# [Set exercise]
Everything from the line containing "Write a Python" through the line containing "import plotly.graph_objects as go" must be written out exactly, and nothing more; leave any pictures out.

# [Data]
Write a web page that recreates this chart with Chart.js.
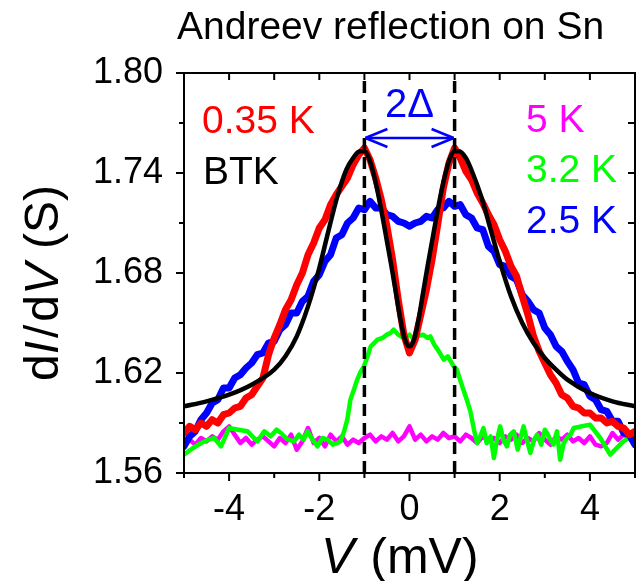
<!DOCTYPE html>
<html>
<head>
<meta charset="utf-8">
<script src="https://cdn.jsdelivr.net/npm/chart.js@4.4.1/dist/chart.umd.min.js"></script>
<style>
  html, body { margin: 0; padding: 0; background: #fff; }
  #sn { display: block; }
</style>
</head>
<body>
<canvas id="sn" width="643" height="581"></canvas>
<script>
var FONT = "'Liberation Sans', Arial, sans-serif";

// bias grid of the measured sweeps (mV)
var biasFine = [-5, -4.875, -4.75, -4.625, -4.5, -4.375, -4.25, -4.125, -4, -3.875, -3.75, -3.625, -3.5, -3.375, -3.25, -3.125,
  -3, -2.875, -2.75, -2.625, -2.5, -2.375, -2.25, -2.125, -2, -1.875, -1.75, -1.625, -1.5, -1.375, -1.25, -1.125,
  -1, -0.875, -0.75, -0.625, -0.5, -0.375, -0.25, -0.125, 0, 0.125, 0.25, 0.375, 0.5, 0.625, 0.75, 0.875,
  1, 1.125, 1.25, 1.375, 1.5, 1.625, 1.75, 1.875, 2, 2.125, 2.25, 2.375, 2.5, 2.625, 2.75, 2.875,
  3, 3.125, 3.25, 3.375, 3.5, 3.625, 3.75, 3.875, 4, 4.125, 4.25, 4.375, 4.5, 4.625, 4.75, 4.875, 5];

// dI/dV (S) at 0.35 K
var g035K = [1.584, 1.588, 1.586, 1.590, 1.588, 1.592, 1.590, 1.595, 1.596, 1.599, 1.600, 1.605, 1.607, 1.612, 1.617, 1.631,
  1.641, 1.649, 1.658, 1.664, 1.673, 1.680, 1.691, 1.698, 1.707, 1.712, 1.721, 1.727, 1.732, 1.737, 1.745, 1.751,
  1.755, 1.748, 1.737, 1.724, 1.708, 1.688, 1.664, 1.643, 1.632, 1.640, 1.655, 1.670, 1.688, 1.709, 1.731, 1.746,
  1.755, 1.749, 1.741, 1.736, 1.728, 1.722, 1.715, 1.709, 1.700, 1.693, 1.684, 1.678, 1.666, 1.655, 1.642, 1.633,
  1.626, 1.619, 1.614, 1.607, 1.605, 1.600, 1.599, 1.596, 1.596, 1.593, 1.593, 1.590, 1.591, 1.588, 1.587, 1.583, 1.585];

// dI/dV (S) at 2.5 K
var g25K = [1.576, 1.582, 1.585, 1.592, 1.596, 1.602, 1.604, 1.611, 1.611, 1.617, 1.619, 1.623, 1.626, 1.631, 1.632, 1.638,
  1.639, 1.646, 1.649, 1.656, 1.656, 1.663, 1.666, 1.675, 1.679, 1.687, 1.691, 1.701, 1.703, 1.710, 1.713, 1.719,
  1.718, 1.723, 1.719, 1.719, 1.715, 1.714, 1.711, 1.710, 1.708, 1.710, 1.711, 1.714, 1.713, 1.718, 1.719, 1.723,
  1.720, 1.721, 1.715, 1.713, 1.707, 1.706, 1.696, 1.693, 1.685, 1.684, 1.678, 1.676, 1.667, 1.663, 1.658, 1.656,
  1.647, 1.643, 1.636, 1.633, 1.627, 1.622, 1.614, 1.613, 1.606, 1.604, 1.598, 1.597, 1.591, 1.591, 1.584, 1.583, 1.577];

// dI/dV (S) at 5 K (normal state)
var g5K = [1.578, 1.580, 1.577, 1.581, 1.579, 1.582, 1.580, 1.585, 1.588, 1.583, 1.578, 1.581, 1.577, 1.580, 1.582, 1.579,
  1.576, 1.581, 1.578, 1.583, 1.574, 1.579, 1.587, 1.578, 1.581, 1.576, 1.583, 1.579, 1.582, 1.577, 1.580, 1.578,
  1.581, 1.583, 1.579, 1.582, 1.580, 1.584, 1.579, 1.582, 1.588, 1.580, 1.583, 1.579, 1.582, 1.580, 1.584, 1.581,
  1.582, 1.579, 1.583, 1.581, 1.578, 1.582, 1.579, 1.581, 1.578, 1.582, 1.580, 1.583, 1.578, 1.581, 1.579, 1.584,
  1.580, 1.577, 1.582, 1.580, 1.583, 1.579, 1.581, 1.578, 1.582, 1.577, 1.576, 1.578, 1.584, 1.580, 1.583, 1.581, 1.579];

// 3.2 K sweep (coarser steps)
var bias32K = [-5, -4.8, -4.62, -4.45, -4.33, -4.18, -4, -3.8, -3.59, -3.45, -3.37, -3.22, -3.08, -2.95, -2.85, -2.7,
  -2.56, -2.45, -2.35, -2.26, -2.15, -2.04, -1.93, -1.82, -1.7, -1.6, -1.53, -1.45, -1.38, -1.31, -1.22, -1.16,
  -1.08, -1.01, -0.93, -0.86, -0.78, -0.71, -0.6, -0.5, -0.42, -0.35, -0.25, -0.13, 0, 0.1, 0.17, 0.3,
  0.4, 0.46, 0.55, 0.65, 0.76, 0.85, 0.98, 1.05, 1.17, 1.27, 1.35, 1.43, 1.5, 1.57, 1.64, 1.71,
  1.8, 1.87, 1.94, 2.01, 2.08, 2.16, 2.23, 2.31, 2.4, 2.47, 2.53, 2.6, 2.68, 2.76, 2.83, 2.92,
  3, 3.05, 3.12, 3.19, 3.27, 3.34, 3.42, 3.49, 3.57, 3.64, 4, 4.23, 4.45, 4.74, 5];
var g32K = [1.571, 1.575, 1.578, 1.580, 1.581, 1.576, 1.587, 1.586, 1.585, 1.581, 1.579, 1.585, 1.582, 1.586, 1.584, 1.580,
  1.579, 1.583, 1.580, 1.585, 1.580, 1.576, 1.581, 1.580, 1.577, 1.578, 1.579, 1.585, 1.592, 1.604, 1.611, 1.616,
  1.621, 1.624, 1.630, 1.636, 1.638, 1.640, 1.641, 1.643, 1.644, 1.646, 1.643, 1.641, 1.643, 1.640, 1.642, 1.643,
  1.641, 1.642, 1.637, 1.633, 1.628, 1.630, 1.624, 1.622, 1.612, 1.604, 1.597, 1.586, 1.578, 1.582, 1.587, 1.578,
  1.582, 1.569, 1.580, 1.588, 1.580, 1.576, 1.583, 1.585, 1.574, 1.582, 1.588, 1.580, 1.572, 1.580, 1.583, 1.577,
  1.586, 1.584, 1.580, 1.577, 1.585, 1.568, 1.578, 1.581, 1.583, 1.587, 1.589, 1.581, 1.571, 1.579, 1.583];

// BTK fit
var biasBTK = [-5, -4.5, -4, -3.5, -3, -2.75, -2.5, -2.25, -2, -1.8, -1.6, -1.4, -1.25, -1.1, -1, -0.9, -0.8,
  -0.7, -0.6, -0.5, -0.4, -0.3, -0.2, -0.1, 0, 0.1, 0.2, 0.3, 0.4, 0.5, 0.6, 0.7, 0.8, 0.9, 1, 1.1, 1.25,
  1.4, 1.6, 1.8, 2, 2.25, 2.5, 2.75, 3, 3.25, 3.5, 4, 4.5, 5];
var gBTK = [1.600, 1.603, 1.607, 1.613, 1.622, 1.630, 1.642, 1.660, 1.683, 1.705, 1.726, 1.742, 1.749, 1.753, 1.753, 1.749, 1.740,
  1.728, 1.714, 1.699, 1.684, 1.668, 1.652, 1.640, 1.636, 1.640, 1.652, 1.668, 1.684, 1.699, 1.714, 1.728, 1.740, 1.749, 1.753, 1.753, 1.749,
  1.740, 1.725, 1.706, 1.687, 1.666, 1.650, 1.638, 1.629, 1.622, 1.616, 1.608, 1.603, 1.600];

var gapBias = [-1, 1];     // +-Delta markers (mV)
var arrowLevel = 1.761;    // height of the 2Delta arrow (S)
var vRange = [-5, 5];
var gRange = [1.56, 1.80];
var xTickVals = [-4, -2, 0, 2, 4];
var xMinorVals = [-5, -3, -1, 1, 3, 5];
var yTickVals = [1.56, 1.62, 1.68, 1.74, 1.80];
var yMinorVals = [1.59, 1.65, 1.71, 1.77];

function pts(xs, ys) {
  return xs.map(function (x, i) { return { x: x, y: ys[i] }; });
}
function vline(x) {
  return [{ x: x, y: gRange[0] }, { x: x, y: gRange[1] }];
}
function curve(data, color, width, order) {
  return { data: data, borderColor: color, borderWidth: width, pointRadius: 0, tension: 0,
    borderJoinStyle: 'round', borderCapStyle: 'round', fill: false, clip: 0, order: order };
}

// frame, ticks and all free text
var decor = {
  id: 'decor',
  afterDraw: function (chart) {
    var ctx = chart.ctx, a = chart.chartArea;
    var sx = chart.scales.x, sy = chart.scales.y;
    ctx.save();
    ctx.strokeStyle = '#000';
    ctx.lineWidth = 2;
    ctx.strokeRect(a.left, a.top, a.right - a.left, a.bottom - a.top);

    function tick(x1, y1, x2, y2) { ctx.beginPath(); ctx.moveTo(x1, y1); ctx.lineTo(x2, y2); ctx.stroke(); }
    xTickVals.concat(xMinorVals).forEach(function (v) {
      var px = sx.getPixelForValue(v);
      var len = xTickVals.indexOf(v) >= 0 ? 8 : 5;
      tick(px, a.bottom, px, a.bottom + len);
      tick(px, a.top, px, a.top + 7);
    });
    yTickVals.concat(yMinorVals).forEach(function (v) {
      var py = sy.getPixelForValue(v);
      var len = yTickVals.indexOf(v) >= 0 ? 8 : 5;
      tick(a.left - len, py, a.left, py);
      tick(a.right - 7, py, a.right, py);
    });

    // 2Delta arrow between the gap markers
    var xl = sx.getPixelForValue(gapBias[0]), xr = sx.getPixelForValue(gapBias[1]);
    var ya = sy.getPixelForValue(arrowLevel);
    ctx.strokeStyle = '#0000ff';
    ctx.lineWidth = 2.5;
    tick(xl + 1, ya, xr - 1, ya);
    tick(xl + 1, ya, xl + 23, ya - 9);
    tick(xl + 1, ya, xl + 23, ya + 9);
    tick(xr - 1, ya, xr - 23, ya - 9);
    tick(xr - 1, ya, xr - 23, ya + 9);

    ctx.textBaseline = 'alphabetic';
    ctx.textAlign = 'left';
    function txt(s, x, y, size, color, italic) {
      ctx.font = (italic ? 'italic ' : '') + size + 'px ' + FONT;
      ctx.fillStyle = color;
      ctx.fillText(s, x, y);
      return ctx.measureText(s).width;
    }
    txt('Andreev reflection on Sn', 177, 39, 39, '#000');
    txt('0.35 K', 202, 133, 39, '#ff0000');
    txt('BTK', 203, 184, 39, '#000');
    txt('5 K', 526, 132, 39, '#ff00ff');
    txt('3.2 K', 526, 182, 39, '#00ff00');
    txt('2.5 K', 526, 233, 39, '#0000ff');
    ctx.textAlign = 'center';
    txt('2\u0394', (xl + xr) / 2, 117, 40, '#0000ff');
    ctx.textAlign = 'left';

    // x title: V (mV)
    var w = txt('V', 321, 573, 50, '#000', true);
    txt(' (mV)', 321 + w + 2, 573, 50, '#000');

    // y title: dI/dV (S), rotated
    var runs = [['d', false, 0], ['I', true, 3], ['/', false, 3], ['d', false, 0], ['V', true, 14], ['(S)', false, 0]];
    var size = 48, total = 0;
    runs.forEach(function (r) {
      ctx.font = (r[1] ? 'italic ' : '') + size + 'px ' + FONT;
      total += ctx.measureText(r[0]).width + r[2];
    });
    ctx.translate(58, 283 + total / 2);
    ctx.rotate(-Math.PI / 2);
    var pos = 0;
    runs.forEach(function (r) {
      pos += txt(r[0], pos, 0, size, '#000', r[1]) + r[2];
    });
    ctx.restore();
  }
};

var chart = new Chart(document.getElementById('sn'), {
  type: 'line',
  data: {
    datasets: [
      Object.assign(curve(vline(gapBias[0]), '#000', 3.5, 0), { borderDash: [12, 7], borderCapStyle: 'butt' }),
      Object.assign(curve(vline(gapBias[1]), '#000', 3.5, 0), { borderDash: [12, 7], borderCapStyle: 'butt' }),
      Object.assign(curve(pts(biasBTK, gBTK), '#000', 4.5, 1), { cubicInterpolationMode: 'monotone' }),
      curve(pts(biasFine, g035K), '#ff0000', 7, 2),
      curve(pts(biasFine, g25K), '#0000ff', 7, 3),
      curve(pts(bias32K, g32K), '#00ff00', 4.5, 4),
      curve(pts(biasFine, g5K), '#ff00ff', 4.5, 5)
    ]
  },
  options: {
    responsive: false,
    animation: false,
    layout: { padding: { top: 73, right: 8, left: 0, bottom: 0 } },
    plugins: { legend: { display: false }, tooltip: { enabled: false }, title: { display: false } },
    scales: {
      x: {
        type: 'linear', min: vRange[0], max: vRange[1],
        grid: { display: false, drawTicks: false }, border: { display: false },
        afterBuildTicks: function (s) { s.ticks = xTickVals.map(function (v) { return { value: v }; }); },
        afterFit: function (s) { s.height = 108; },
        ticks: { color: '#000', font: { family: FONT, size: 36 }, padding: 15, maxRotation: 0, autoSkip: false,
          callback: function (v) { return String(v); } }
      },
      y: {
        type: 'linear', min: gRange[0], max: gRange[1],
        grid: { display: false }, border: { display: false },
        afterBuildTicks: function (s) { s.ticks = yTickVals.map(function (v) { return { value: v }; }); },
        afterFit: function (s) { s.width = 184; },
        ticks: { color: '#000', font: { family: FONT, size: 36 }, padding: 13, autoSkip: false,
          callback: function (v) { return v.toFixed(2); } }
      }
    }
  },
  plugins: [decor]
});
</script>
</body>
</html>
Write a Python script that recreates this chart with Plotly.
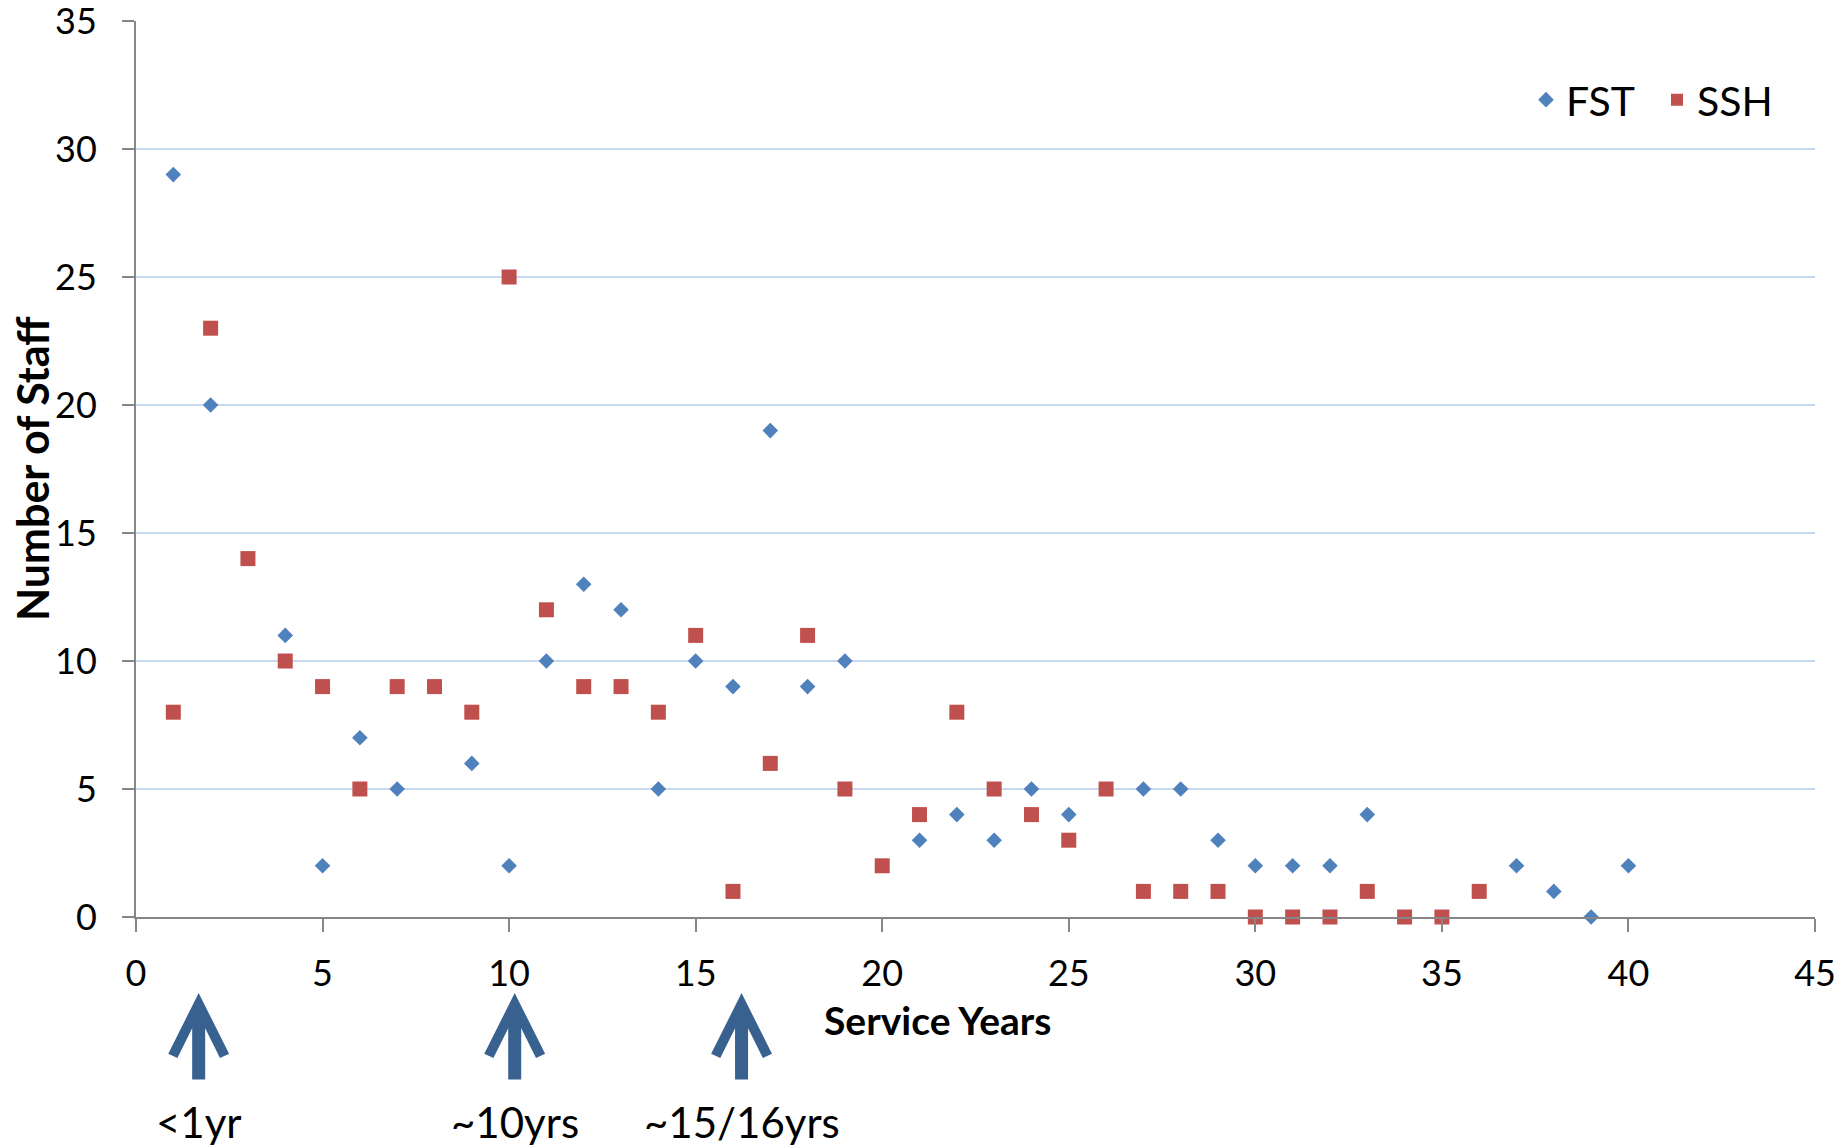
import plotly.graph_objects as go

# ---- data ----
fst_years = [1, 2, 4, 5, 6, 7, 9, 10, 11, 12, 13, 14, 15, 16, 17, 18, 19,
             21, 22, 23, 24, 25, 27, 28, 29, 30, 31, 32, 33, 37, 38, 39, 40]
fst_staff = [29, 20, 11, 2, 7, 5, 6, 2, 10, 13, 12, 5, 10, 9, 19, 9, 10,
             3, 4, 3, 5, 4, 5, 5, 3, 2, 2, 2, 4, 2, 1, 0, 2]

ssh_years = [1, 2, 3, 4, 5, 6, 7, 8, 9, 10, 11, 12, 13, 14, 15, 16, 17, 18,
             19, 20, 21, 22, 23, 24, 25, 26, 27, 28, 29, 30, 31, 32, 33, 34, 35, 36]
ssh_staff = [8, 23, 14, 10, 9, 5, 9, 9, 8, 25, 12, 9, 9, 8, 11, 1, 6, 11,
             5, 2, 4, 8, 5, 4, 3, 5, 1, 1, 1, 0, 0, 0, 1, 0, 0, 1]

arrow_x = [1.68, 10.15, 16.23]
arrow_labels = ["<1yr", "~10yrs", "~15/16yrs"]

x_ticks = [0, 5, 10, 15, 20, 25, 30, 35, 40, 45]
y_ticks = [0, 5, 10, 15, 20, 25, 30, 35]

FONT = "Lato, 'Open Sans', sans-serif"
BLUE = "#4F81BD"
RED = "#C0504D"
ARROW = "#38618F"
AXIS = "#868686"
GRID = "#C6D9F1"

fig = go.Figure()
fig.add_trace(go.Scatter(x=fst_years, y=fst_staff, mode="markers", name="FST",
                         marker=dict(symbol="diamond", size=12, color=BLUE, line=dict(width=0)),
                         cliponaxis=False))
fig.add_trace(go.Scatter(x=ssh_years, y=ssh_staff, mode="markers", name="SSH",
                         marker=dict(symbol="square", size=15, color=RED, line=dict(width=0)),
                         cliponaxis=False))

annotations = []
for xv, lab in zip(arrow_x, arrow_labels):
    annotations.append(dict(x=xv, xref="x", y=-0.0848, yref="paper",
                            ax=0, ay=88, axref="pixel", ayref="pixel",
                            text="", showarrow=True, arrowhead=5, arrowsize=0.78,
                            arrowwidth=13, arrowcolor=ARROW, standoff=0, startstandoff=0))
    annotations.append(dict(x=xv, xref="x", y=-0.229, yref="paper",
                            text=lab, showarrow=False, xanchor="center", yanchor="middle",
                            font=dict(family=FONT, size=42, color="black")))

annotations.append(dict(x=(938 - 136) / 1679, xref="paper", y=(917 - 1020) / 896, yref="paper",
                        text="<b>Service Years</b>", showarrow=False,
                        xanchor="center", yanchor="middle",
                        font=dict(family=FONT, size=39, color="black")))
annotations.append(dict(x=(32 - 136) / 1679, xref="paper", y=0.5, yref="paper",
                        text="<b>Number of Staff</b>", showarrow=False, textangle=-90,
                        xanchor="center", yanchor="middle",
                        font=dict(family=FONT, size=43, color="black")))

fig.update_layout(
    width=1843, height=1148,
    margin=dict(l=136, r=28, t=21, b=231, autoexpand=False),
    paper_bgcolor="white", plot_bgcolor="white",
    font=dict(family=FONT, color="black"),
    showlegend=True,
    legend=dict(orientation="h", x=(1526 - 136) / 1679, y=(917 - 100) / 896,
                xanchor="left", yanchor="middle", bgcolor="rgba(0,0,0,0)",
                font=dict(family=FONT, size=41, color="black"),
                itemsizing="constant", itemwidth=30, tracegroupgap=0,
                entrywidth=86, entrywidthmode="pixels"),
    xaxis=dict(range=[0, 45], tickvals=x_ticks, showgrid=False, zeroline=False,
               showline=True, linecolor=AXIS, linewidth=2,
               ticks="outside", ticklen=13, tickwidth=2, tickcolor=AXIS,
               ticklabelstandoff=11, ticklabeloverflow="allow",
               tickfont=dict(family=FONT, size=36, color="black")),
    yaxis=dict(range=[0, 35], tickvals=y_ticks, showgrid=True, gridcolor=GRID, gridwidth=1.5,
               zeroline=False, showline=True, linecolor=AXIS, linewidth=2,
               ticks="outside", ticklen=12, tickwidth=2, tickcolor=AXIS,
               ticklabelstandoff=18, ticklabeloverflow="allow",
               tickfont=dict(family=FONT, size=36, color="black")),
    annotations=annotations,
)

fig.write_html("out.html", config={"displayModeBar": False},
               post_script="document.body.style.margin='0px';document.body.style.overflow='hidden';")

# [Reply]
Write a Python script that recreates this chart with Plotly.
import plotly.graph_objects as go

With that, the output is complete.